Alexander Onukwue/Semafor

→ How has Tinubu performed on the international stage?

In his acceptance speech after being elected Ecowas chair on July 10, Tinubu sent out a zero-tolerance warning against further coups in West Africa. It took just 16 days for soldiers in Niger to test that resolve and nothing has changed since a seven-day ultimatum issued four days later by Tinubu’s Ecowas elapsed. Ecowas has held one other emergency meeting in Abuja in the period since with Tinubu in attendance.
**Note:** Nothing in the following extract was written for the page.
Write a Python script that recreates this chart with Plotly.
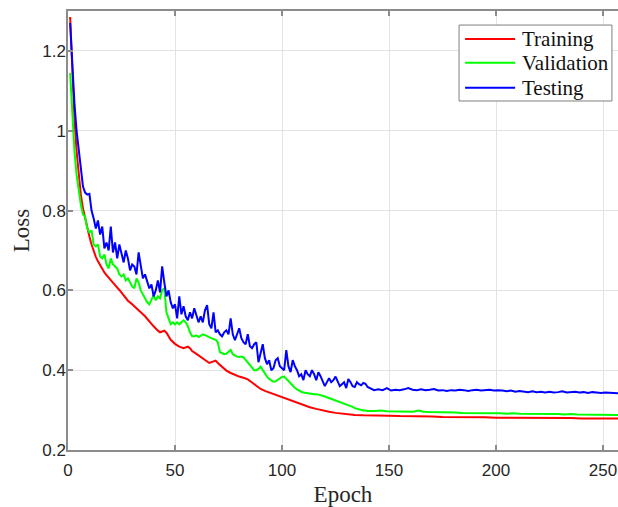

But the Nigeria president has largely delegated follow-up diplomatic and mediation efforts to emissaries, mostly former senior government officials and religious leaders from Nigeria’s muslim north whose communities border Niger and for whom a potential conflict would be most serious.

Tinubu has remained in Nigeria since the Niger coup, overseeing the swearing-in of his 48 ministers and cabinet meetings. A first trip away would be to India for a business session during the G-20 summit at the invitation of the prime minister Narendra Modi. Tinubu is expected to attend the UN General Assembly meeting in New York next week where he will meet U.S. president Joe Biden.

→ What else does Tinubu have to worry about?

Judgments in suits challenging Tinubu’s victory in the February polls by his two main rivals, Atiku Abubakar and Peter Obi, will be delivered on live television on Wednesday (Sept. 6), a registrar for the elections tribunal in Nigeria’s capital Abuja said in a statement. The tribunal has been hearing arguments since challenges to the outcome of February’s presidential election were filed in March. Major contentions include concerns over the way in which results were transmitted and the interpretation of a constitutional requirement for the winning candidate to secure two-thirds of votes in Nigeria’s 36 states and its federal capital territory. No Nigerian president has ever had his election overturned by a court. The decision can be appealed at Nigeria’s supreme court.

Meanwhile, the internal security issues Tinubu inherited from his predecessor Muhammadu Buhari remain a concern. Kidnapping for ransom increased 6% over the past year and Islamist insurgent group Boko Haram still carries out abductions of women in the northeast.

Separatists in the southeast under the Indigenous People of Biafra group have continued to enforce a widely observed sit-at-home campaign, shutting businesses on Mondays, in protest at their leader Nnamdi Kanu still being held in the Nigerian government’s custody despite an appeal court last year ruling that his extradition to face terror and treason charges was illegal.